Could the lines from the start of the data through the line with "const days: number[]" be set down exactly, with no pictures among them?

┄┄┄┄┄┄

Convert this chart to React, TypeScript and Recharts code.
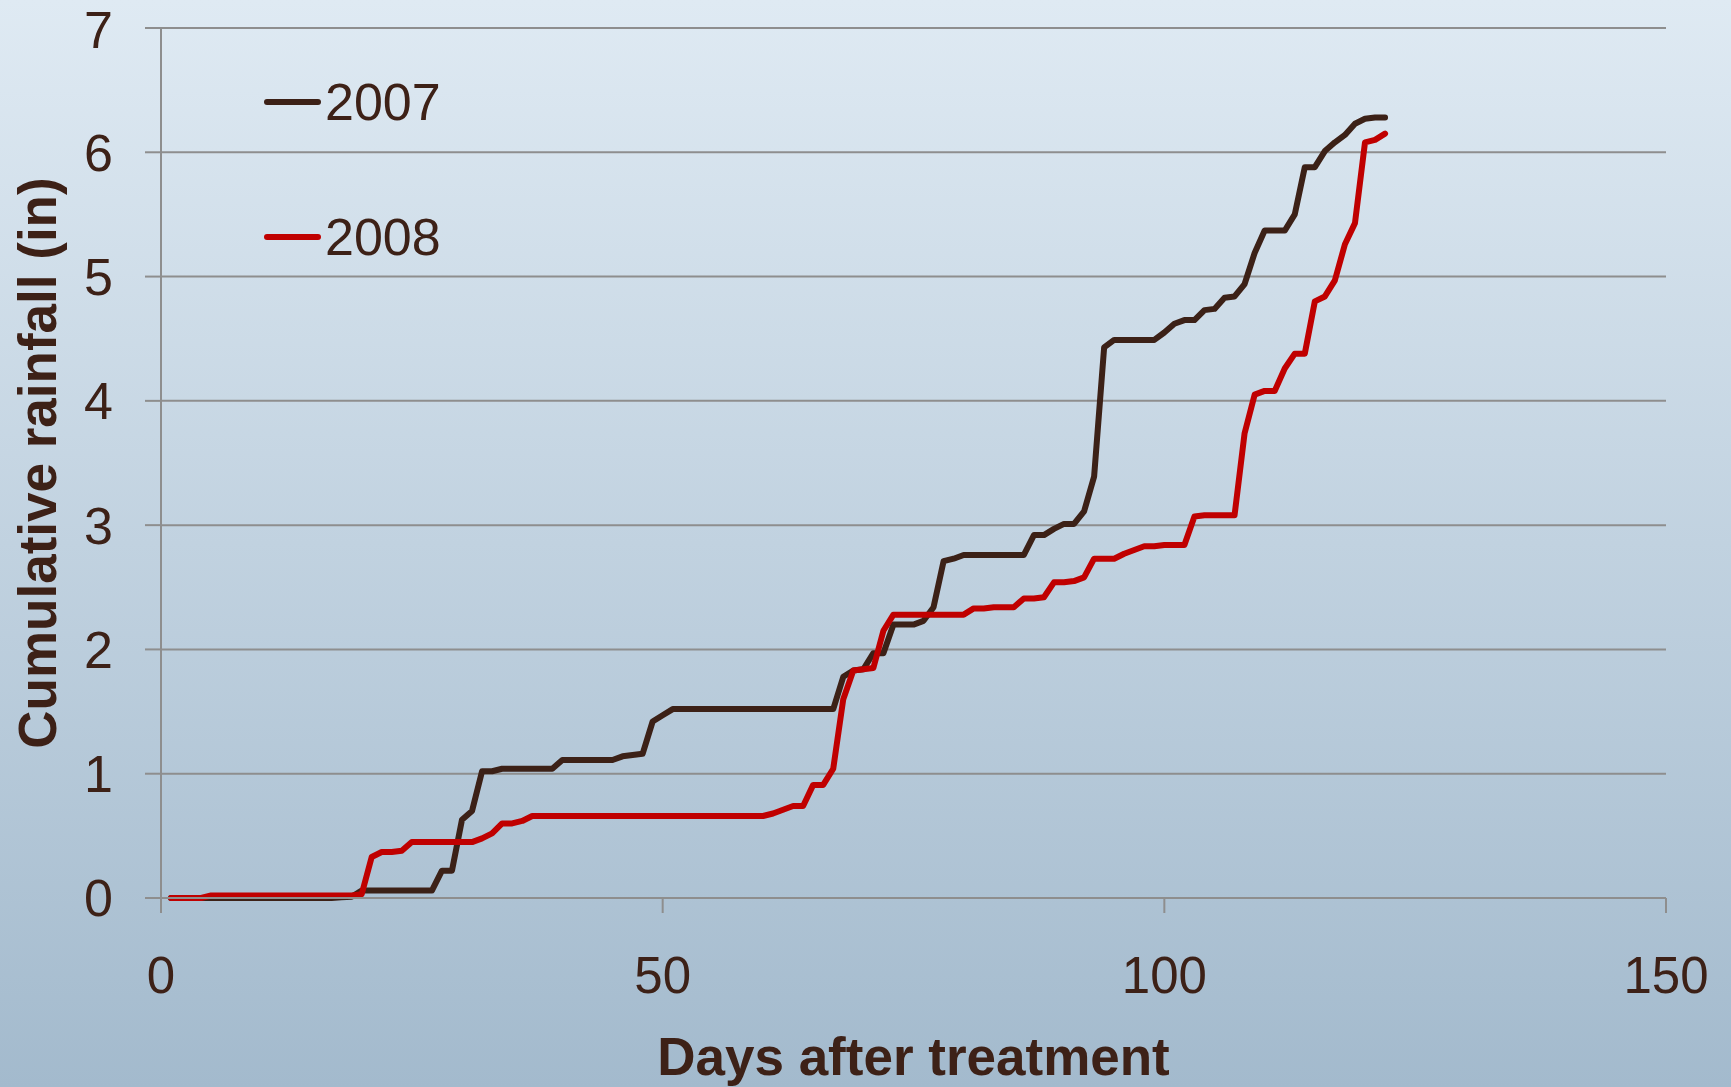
import React from 'react';
import { LineChart, Line, XAxis, YAxis, CartesianGrid, Legend } from 'recharts';

const days: number[] = Array.from({ length: 122 }, (_, i) => i + 1);

const rain2007: number[] = [
  0, 0, 0, 0, 0, 0, 0, 0, 0, 0,
  0, 0, 0, 0, 0, 0, 0, 0.005, 0.01, 0.06,
  0.06, 0.06, 0.06, 0.06, 0.06, 0.06, 0.06, 0.22, 0.22, 0.63,
  0.70, 1.02, 1.02, 1.04, 1.04, 1.04, 1.04, 1.04, 1.04, 1.11,
  1.11, 1.11, 1.11, 1.11, 1.11, 1.14, 1.15, 1.16, 1.42, 1.47,
  1.52, 1.52, 1.52, 1.52, 1.52, 1.52, 1.52, 1.52, 1.52, 1.52,
  1.52, 1.52, 1.52, 1.52, 1.52, 1.52, 1.52, 1.78, 1.83, 1.84,
  1.97, 1.97, 2.20, 2.20, 2.20, 2.23, 2.34, 2.71, 2.73, 2.76,
  2.76, 2.76, 2.76, 2.76, 2.76, 2.76, 2.92, 2.92, 2.97, 3.01,
  3.01, 3.11, 3.39, 4.43, 4.49, 4.49, 4.49, 4.49, 4.49, 4.55,
  4.62, 4.65, 4.65, 4.73, 4.74, 4.83, 4.84, 4.94, 5.19, 5.37,
  5.37, 5.37, 5.50, 5.88, 5.88, 6.01, 6.08, 6.14, 6.23, 6.27,
  6.28, 6.28,
];

const rain2008: number[] = [
  0, 0, 0, 0, 0.02, 0.02, 0.02, 0.02, 0.02, 0.02,
  0.02, 0.02, 0.02, 0.02, 0.02, 0.02, 0.02, 0.02, 0.02, 0.03,
  0.33, 0.37, 0.37, 0.38, 0.45, 0.45, 0.45, 0.45, 0.45, 0.45,
  0.45, 0.48, 0.52, 0.60, 0.60, 0.62, 0.66, 0.66, 0.66, 0.66,
  0.66, 0.66, 0.66, 0.66, 0.66, 0.66, 0.66, 0.66, 0.66, 0.66,
  0.66, 0.66, 0.66, 0.66, 0.66, 0.66, 0.66, 0.66, 0.66, 0.66,
  0.68, 0.71, 0.74, 0.74, 0.91, 0.91, 1.04, 1.60, 1.83, 1.84,
  1.85, 2.15, 2.28, 2.28, 2.28, 2.28, 2.28, 2.28, 2.28, 2.28,
  2.33, 2.33, 2.34, 2.34, 2.34, 2.41, 2.41, 2.42, 2.54, 2.54,
  2.55, 2.58, 2.73, 2.73, 2.73, 2.77, 2.80, 2.83, 2.83, 2.84,
  2.84, 2.84, 3.07, 3.08, 3.08, 3.08, 3.08, 3.74, 4.05, 4.08,
  4.08, 4.26, 4.38, 4.38, 4.80, 4.84, 4.97, 5.26, 5.43, 6.08,
  6.10, 6.15,
];

const xTicks: number[] = [0, 50, 100, 150];
const yTicks: number[] = [0, 1, 2, 3, 4, 5, 6, 7];
const seriesNames: string[] = ['2007', '2008'];

const data = days.map((d, i) => ({ day: d, y2007: rain2007[i], y2008: rain2008[i] }));

const FONT = '"Liberation Sans", Arial, sans-serif';
const TEXT = '#3d2117';
const GRID = '#8e8e8e';

const XLabel = (props: any) => {
  const vb = props.viewBox || {};
  return (
    <text
      x={vb.x + vb.width / 2}
      y={vb.y + 177}
      textAnchor="middle"
      fontFamily={FONT}
      fontWeight="bold"
      fontSize={53}
      fill={TEXT}
    >
      Days after treatment
    </text>
  );
};

const YLabel = (props: any) => {
  const vb = props.viewBox || {};
  const cx = 56;
  const cy = vb.y + vb.height / 2;
  return (
    <text
      x={cx}
      y={cy}
      transform={`rotate(-90, ${cx}, ${cy})`}
      textAnchor="middle"
      fontFamily={FONT}
      fontWeight="bold"
      fontSize={53}
      fill={TEXT}
    >
      Cumulative rainfall (in)
    </text>
  );
};

const LegendContent = (props: any) => {
  const payload = props.payload || [];
  return (
    <div style={{ position: 'relative', width: 300, height: 280 }}>
      {payload.map((p: any, i: number) => (
        <div
          key={i}
          style={{
            position: 'absolute',
            left: 0,
            top: i * 135,
            height: 64,
            display: 'flex',
            alignItems: 'center',
          }}
        >
          <div style={{ width: 57, height: 6, borderRadius: 3, background: p.color }} />
          <span
            style={{
              marginLeft: 4,
              fontFamily: FONT,
              fontSize: 52,
              lineHeight: 1,
              color: TEXT,
            }}
          >
            {p.value}
          </span>
        </div>
      ))}
    </div>
  );
};

export default function App() {
  return (
    <div
      style={{
        position: 'absolute',
        left: 0,
        top: 0,
        width: 1731,
        height: 1087,
        background: 'linear-gradient(to bottom, #dfeaf3 0%, #a3bacd 100%)',
        overflow: 'hidden',
      }}
    >
      <LineChart
        width={1731}
        height={1087}
        data={data}
        margin={{ top: 28, right: 65, bottom: 39, left: 0 }}
      >
        <CartesianGrid horizontal={true} vertical={false} stroke={GRID} strokeWidth={2} />
        <XAxis
          dataKey="day"
          type="number"
          domain={[0, 150]}
          ticks={xTicks}
          height={150}
          tickSize={15}
          tickMargin={44}
          stroke={GRID}
          strokeWidth={2}
          tick={{ fontSize: 51, fill: TEXT, fontFamily: FONT }}
          label={<XLabel />}
        />
        <YAxis
          type="number"
          domain={[0, 7]}
          ticks={yTicks}
          width={161}
          tickSize={16}
          tickMargin={32}
          stroke={GRID}
          strokeWidth={2}
          tick={{ fontSize: 52, fill: TEXT, fontFamily: FONT }}
          label={<YLabel />}
        />
        <Legend
          layout="vertical"
          align="center"
          verticalAlign="middle"
          content={<LegendContent />}
          wrapperStyle={{ left: 264, top: 70, width: 300, height: 280 }}
        />
        <Line
          type="linear"
          dataKey="y2007"
          name={seriesNames[0]}
          stroke="#3c2117"
          strokeWidth={6}
          strokeLinecap="round"
          strokeLinejoin="round"
          dot={false}
          activeDot={false}
          isAnimationActive={false}
        />
        <Line
          type="linear"
          dataKey="y2008"
          name={seriesNames[1]}
          stroke="#c00000"
          strokeWidth={6}
          strokeLinecap="round"
          strokeLinejoin="round"
          dot={false}
          activeDot={false}
          isAnimationActive={false}
        />
      </LineChart>
    </div>
  );
}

┄┄┄┄┄┄

== Solution to the problem ==
Convert this chart to React, TypeScript and Recharts code.
import React from 'react';
import { LineChart, Line, XAxis, YAxis, CartesianGrid, Legend } from 'recharts';

const days: number[] = Array.from({ length: 122 }, (_, i) => i + 1);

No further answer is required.